L’exercice est attendu, codifié, cadré. Chaque année, le Pape reçoit les ambassadeurs accrédités près le Saint-Siège — ils sont plus de 180 — pour un échange de vœux et un discours sur la paix dans le monde. Le discours est prononcé dans la salle des bénédictions de la basilique Saint-Pierre, suivi d’une salutation aux membres présents et d’une photo de groupe dans la chapelle Sixtine. Un cadre historique et artistique loin du fracas du monde, pour évoquer néanmoins les guerres qui ravagent le globe.
Le Pape dresse la longue liste des principaux conflits en cours : Ukraine, Terre sainte, Soudan, Caucase, Congo, Yémen… une longue liste où, pour certains pays, la fin des combats semble impossible. Il y a là un point d’inflexion essentiel dans le rapport entre la force et la faiblesse, qui est l’essence même de la diplomatie. Quand le Pape dénonce les guerres en cours, appelle à des cessez-le-feu, demande que la vente d’armes cesse, n’est-il pas dans une posture dérisoire parce qu’inefficace ? Il est évident que la Russie ne va pas quitter l’Ukraine parce que le Pape a condamné cette guerre. Ni que les massacres en cours au Congo vont s’arrêter pour suivre l’injonction pontificale à la paix. Et pourtant, l’essentiel du propos n’est pas là mais dans le fait de nommer les guerres et les conflits pour qu’ils ne soient pas oubliés et pour que les victimes puissent bénéficier d’une sollicitude mondiale.

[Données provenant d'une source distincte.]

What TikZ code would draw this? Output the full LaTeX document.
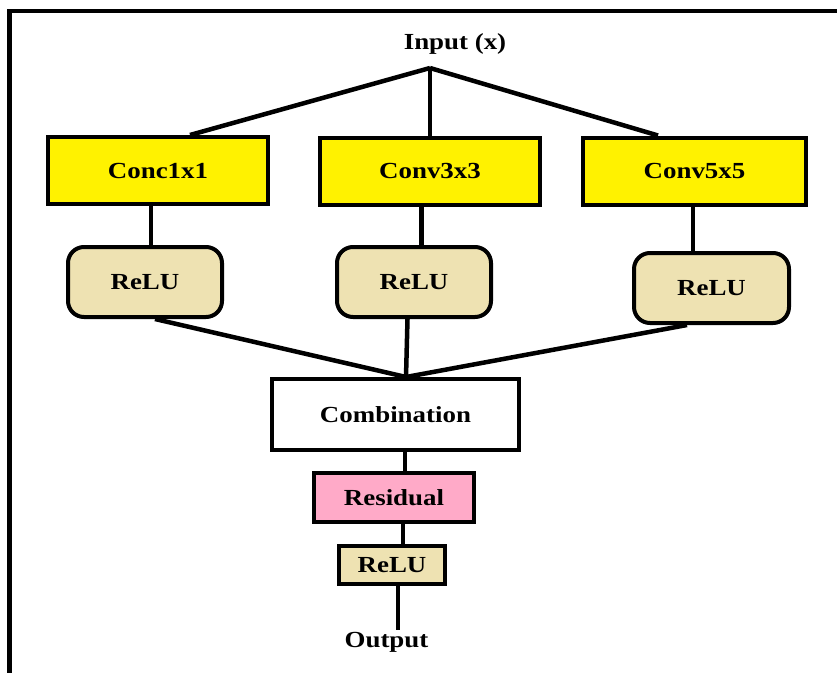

À défaut de faire cesser les combats, les paroles du Pape peuvent apporter un peu de baume aux populations en souffrance, être, chaque année, la voix des sans voix.
Le pape François a insisté cette année sur le visage des victimes des conflits, sur la mesure à prendre des drames causés par les guerres, sur le fait que derrière les chiffres des victimes il y a des personnes, des vies, des êtres. Les guerres ne vont pas s’arrêter, mais parce qu’elles ont été nommées, parce que les regards du monde se seront penchés, même subrepticement, sur les conflits, elles auront été un peu humanisées. À défaut de faire cesser les combats, les paroles du Pape peuvent apporter un peu de baume aux populations en souffrance, être, chaque année, la voix des sans voix.

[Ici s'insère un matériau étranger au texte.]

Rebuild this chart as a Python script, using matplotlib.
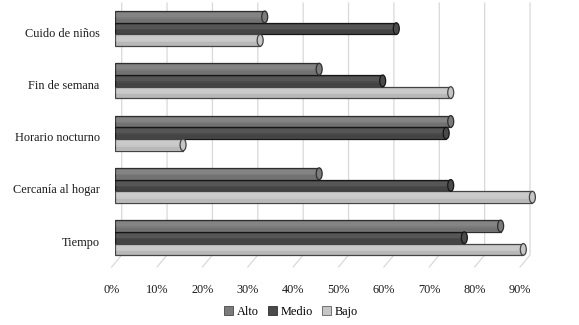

Attaquer la racine des guerres
Pour établir la paix, c’est à la racine des guerres qu’il faut s’attaquer. Le Pape est revenu sur sa croisade contre les armes en proposant une politique internationale de désarmement et en œuvrant pour établir les conditions d’une paix juste dans les pays touchés par les conflits.
On pourra être surpris par le fait qu’il ait évoqué l’euthanasie et la GPA lors de ces vœux au corps diplomatique, ces sujets étant apparemment éloignés des questions militaires et sécuritaires. C’est que, dans l’esprit du Pape, comme il le répète régulièrement, "tout est lié". La guerre, ce n’est pas uniquement l’affrontement militaire, mais l’absence de justice. Partout où il y a des populations martyrisées ou maltraitées, il y a situation de guerre. Les civils qui meurent sous les bombes en Ukraine ou à Gaza sont tout autant victimes de la guerre que les personnes euthanasiées et les enfants issus de mères porteuses puis vendus. La racine de tout cela, c’est l’effacement des visages, l’oubli de la dignité de la personne humaine. Quand l’être humain est vu comme un objet ou une chose et non pas comme un être digne en soi, alors il peut être enrôlé de force dans des réseaux d’enfants soldats, drogués pour combattre pour l’État islamique, servir de chair à canon pour des États peu scrupuleux, ou bien être euthanasié parce que vieux et malade. Si les effets sont différents, la cause est la même : la préférence pour la mort et l’effacement de la personne humaine.
Liberté religieuse
Le Pape a terminé ses vœux par un rappel de l’importance de la liberté religieuse. Parmi les 184 ambassadeurs présents, plusieurs représentent des pays où les chrétiens ne peuvent pas vivre publiquement leur foi. La diplomatie ne consiste pas à parler à nos amis, mais à tous les États et à toutes les personnes, surtout celles avec lesquelles nous sommes en froid, afin de pouvoir trouver des solutions. Évoquer la liberté religieuse, c’est défendre les minorités chrétiennes dans le monde et ce droit inaliénable et sacré, comme la vie, qui consiste à pouvoir pratiquer sa foi. Là aussi, c’est une des conditions essentielles de la paix.